• SHORT PROBLEM: Without the pictures, output the lines of the material from the very first through the one that holds "const y = d3.scaleLinear().domain([0, 12.6]).range([B, T]);".

• DATASET EXTRACT:
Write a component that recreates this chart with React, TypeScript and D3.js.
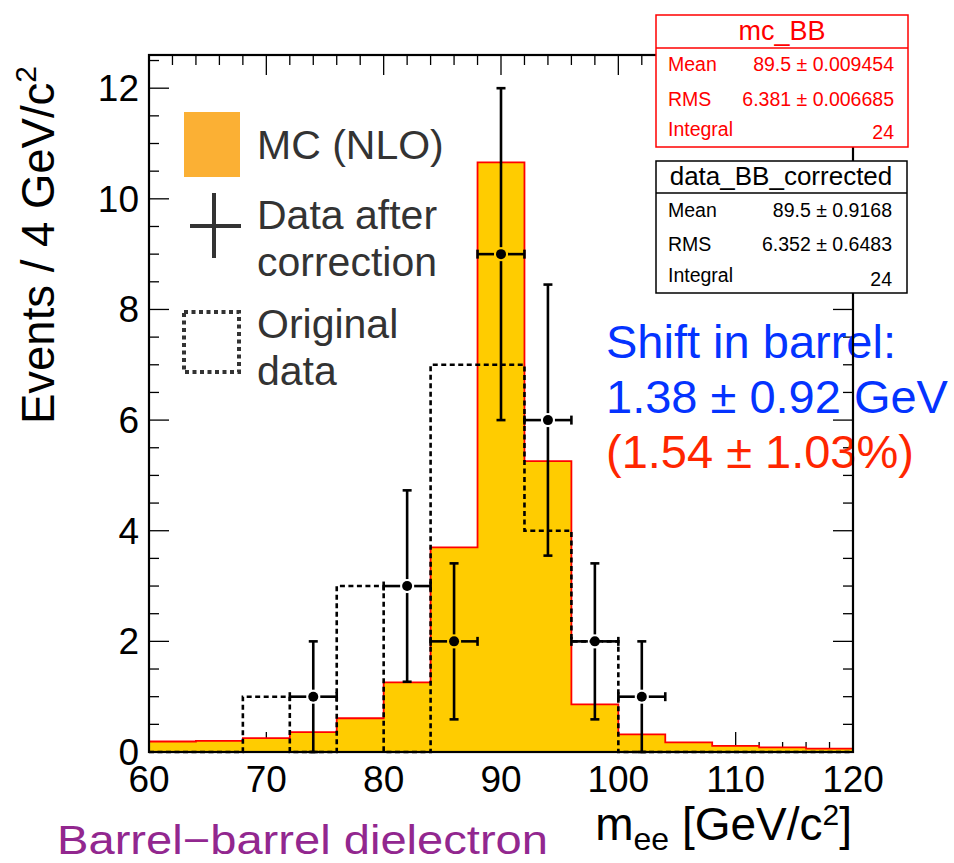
import React from "react";
import * as d3 from "d3";

// ---- data ----
const binLow = [60, 64, 68, 72, 76, 80, 84, 88, 92, 96, 100, 104, 108, 112, 116];
const binWidth = 4;
const mcValues = [0.19, 0.2, 0.25, 0.36, 0.61, 1.26, 3.7, 10.66, 5.26, 0.86, 0.32, 0.175, 0.11, 0.085, 0.06];
const dataCorrected = [0, 0, 0, 1, 0, 3, 2, 9, 6, 2, 1, 0, 0, 0, 0];
const dataErrors = [0, 0, 0, 1, 0, 1.73, 1.41, 3, 2.45, 1.41, 1, 0, 0, 0, 0];
const dataOriginal = [0, 0, 1, 0, 3, 0, 7, 7, 4, 2, 0, 0, 0, 0, 0];
const xTicks = [60, 70, 80, 90, 100, 110, 120];
const yTicks = [0, 2, 4, 6, 8, 10, 12];
const mcStats = [
  ["Mean", "89.5 ± 0.009454"],
  ["RMS", "6.381 ± 0.006685"],
  ["Integral", "24"],
];
const dataStats = [
  ["Mean", "89.5 ± 0.9168"],
  ["RMS", "6.352 ± 0.6483"],
  ["Integral", "24"],
];

const W = 954, H = 863;
const L = 149, R = 853, T = 55, B = 752;
const FONT = "'Liberation Sans', Arial, Helvetica, sans-serif";

export default function App() {
  const x = d3.scaleLinear().domain([60, 120]).range([L, R]);
  const y = d3.scaleLinear().domain([0, 12.6]).range([B, T]);

  const stepPts = (vals: number[]) => {
    const pts: [number, number][] = [];
    vals.forEach((v, i) => {
      pts.push([binLow[i], v]);
      pts.push([binLow[i] + binWidth, v]);
    });
    return pts;
  };
  const mcPts = stepPts(mcValues);
  const area = d3.area<[number, number]>().x((d) => x(d[0])).y0(y(0)).y1((d) => y(d[1]));
  const line = d3.line<[number, number]>().x((d) => x(d[0])).y((d) => y(d[1]));
  const mcOutline: [number, number][] = [[60, 0], ...mcPts, [120, 0]];
  const origOutline: [number, number][] = [[60, 0], ...stepPts(dataOriginal), [120, 0]];

  const minorX = d3.range(60, 120.01, 2);
  const minorY = d3.range(0, 12.6, 0.5);
  const isMajX = (v: number) => Math.abs(v % 10) < 1e-6;
  const isMajY = (v: number) => Math.abs(v % 2) < 1e-6;

  const tickStroke = { stroke: "#000", strokeWidth: 1.3 };
  const legFont = 41;

  return (
    <svg width={W} height={H} style={{ position: "absolute", left: 0, top: 0, background: "#fff" }} fontFamily={FONT}>
      <rect x={0} y={0} width={W} height={H} fill="#fff" />
      {/* bottom ticks (under histogram) */}
      {minorX.map((v) => (
        <line key={"bt" + v} x1={x(v)} x2={x(v)} y1={B} y2={B - (isMajX(v) ? 20 : 10)} {...tickStroke} />
      ))}
      {/* MC histogram */}
      <path d={area(mcPts) || ""} fill="#FFCC00" />
      <path d={line(mcOutline) || ""} fill="none" stroke="#FF0000" strokeWidth={1.8} />
      {/* original data dashed */}
      <path d={line(origOutline) || ""} fill="none" stroke="#000" strokeWidth={2.6} strokeDasharray="5,3.5" />
      {/* top ticks */}
      {minorX.map((v) => (
        <line key={"tt" + v} x1={x(v)} x2={x(v)} y1={T} y2={T + (isMajX(v) ? 20 : 10)} {...tickStroke} />
      ))}
      {/* left & right ticks */}
      {minorY.map((v) => (
        <g key={"yt" + v}>
          <line x1={L} x2={L + (isMajY(v) ? 20 : 10)} y1={y(v)} y2={y(v)} {...tickStroke} />
          <line x1={R} x2={R - (isMajY(v) ? 20 : 10)} y1={y(v)} y2={y(v)} {...tickStroke} />
        </g>
      ))}
      {/* data after correction */}
      {dataCorrected.map((v, i) => {
        if (v <= 0) return null;
        const cx = x(binLow[i] + binWidth / 2);
        const cy = y(v);
        const xl = x(binLow[i]);
        const xr = x(binLow[i] + binWidth);
        const yt = y(v + dataErrors[i]);
        const yb = y(v - dataErrors[i]);
        const gap = 7;
        const s = { stroke: "#000", strokeWidth: 2.6 };
        return (
          <g key={"d" + i}>
            <line x1={xl} x2={cx - gap} y1={cy} y2={cy} {...s} />
            <line x1={cx + gap} x2={xr} y1={cy} y2={cy} {...s} />
            <line x1={xl} x2={xl} y1={cy - 4.5} y2={cy + 4.5} {...s} />
            <line x1={xr} x2={xr} y1={cy - 4.5} y2={cy + 4.5} {...s} />
            <line x1={cx} x2={cx} y1={cy - gap} y2={yt} {...s} />
            <line x1={cx} x2={cx} y1={cy + gap} y2={yb} {...s} />
            <line x1={cx - 4.5} x2={cx + 4.5} y1={yt} y2={yt} {...s} />
            <line x1={cx - 4.5} x2={cx + 4.5} y1={yb} y2={yb} {...s} />
            <circle cx={cx} cy={cy} r={5} fill="#000" />
          </g>
        );
      })}
      {/* Legend */}
      <rect x={184} y={112} width={56} height={65} fill="#FBB034" />
      <text x={257} y={159} fontSize={legFont} fill="#333">MC (NLO)</text>
      <line x1={190} x2={241} y1={226} y2={226} stroke="#333" strokeWidth={4} />
      <line x1={214} x2={214} y1={193} y2={258} stroke="#333" strokeWidth={4} />
      <text x={257} y={229} fontSize={legFont} fill="#333">Data after</text>
      <text x={257} y={276} fontSize={legFont} fill="#333">correction</text>
      <rect x={184} y={312} width={55} height={60} fill="none" stroke="#333" strokeWidth={4} strokeDasharray="4,3.5" />
      <text x={257} y={338} fontSize={legFont} fill="#333">Original</text>
      <text x={257} y={385} fontSize={legFont} fill="#333">data</text>
      {/* Shift text */}
      <text x={606} y={358} fontSize={47} fill="#0433FF">Shift in barrel:</text>
      <text x={606} y={413} fontSize={47} fill="#0433FF">1.38 ± 0.92 GeV</text>
      <text x={606} y={468} fontSize={47} fill="#FF2600">(1.54 ± 1.03%)</text>
      {/* frame */}
      <rect x={L} y={T} width={R - L} height={B - T} fill="none" stroke="#000" strokeWidth={2.2} />
      {/* stat box mc */}
      <g>
        <rect x={656} y={15} width={252} height={132} fill="#fff" stroke="#FF0000" strokeWidth={1.5} />
        <line x1={656} x2={908} y1={48} y2={48} stroke="#FF0000" strokeWidth={1.5} />
        <text x={782} y={40} fontSize={27} fill="#FF0000" textAnchor="middle">mc_BB</text>
        {mcStats.map((r, i) => (
          <g key={"ms" + i}>
            <text x={668} y={[71, 106, 136][i]} fontSize={19.5} fill="#FF0000">{r[0]}</text>
            <text x={894} y={[71, 106, 139][i]} fontSize={19.5} fill="#FF0000" textAnchor="end">{r[1]}</text>
          </g>
        ))}
      </g>
      <g>
        <rect x={656} y={161} width={251} height={132} fill="#fff" stroke="#000" strokeWidth={1.5} />
        <line x1={656} x2={907} y1={193} y2={193} stroke="#000" strokeWidth={1.5} />
        <text x={781} y={185} fontSize={26} fill="#000" textAnchor="middle">data_BB_corrected</text>
        {dataStats.map((r, i) => (
          <g key={"ds" + i}>
            <text x={668} y={[217, 251, 282][i]} fontSize={19.5} fill="#000">{r[0]}</text>
            <text x={892} y={[217, 251, 286][i]} fontSize={19.5} fill="#000" textAnchor="end">{r[1]}</text>
          </g>
        ))}
      </g>
      {/* tick labels */}
      {xTicks.map((v) => (
        <text key={"xl" + v} x={x(v)} y={792} fontSize={37} textAnchor="middle" fill="#000">{v}</text>
      ))}
      {yTicks.map((v) => (
        <text key={"yl" + v} x={139} y={y(v) + 13} fontSize={37} textAnchor="end" fill="#000">{v}</text>
      ))}
      {/* axis titles */}
      <text transform={`translate(54,245) rotate(-90)`} fontSize={45.5} textAnchor="middle" fill="#000">
        Events / 4 GeV/c<tspan fontSize={30} dy={-18}>2</tspan>
      </text>
      <text x={852} y={840} fontSize={46} textAnchor="end" fill="#000">
        m<tspan fontSize={32} dy={10}>ee</tspan>
        <tspan dy={-10}> [GeV/c</tspan>
        <tspan fontSize={30} dy={-15}>2</tspan>
        <tspan dy={15}>]</tspan>
      </text>
      <text x={57} y={854} fontSize={40} fill="#92278F" textLength={491} lengthAdjust="spacingAndGlyphs">Barrel−barrel dielectron</text>
    </svg>
  );
}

• RESPONSE TO THE TASK:
Write a component that recreates this chart with React, TypeScript and D3.js.
import React from "react";
import * as d3 from "d3";

// ---- data ----
const binLow = [60, 64, 68, 72, 76, 80, 84, 88, 92, 96, 100, 104, 108, 112, 116];
const binWidth = 4;
const mcValues = [0.19, 0.2, 0.25, 0.36, 0.61, 1.26, 3.7, 10.66, 5.26, 0.86, 0.32, 0.175, 0.11, 0.085, 0.06];
const dataCorrected = [0, 0, 0, 1, 0, 3, 2, 9, 6, 2, 1, 0, 0, 0, 0];
const dataErrors = [0, 0, 0, 1, 0, 1.73, 1.41, 3, 2.45, 1.41, 1, 0, 0, 0, 0];
const dataOriginal = [0, 0, 1, 0, 3, 0, 7, 7, 4, 2, 0, 0, 0, 0, 0];
const xTicks = [60, 70, 80, 90, 100, 110, 120];
const yTicks = [0, 2, 4, 6, 8, 10, 12];
const mcStats = [
  ["Mean", "89.5 ± 0.009454"],
  ["RMS", "6.381 ± 0.006685"],
  ["Integral", "24"],
];
const dataStats = [
  ["Mean", "89.5 ± 0.9168"],
  ["RMS", "6.352 ± 0.6483"],
  ["Integral", "24"],
];

const W = 954, H = 863;
const L = 149, R = 853, T = 55, B = 752;
const FONT = "'Liberation Sans', Arial, Helvetica, sans-serif";

export default function App() {
  const x = d3.scaleLinear().domain([60, 120]).range([L, R]);
  const y = d3.scaleLinear().domain([0, 12.6]).range([B, T]);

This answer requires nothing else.